The following are some measures which can be taken to lower the stamp duty burden:

  • The owner can sell the residential or industrial properties after holding for a longer period – eg beyond three years; to either eliminate or at least reduce the impact of SSD
  • The potential buyer can upgrade his or her profile, for example, from foreigner to Singapore permanent resident or even Singapore citizen to qualify for lower ABSD rates
  • Avoiding joint ownership of properties in the case of married couples as each spouse is considered as having owned one property each, regardless of the partial ownership, thereby increasing the stamp duty exposure for subsequent properties purchased by any spouse
  • Applying for special stamp duty for certain special scenarios, for example, from 12 January 2013, a married individual with a spouse who is a Singapore citizen can apply for an ABSD refund on their second property if they sell their first property within six months from the date of purchase of their second property
  • As a non-qualifying acquisition and a non-qualifying disposal will not trigger ACD, an indirect transfer of shares in a PHE which owns primarily residential properties in Singapore under such circumstances may still yield stamp duty savings compared to a direct transfer.  

Examination note:
Candidates should not be overly concerned with committing the stamp duty rates to memory.
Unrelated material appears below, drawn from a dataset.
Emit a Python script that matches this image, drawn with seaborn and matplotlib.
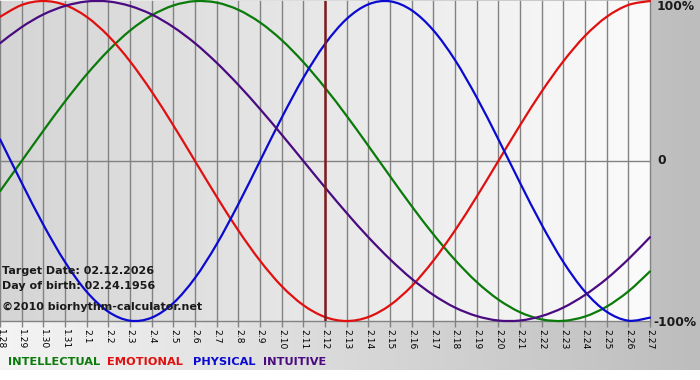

A table with the various stamp duty rates for transfer of shares, BSD, ABSD, SSD, ACDB and ACDS will be provided in the tax rates and allowances tables in the examination paper, which should be used to answer questions on this topic. Where ACDB and ACDS are examined, candidates will not be required to calculate the equity interests; where necessary, the relevant figures will be provided to candidates in the question.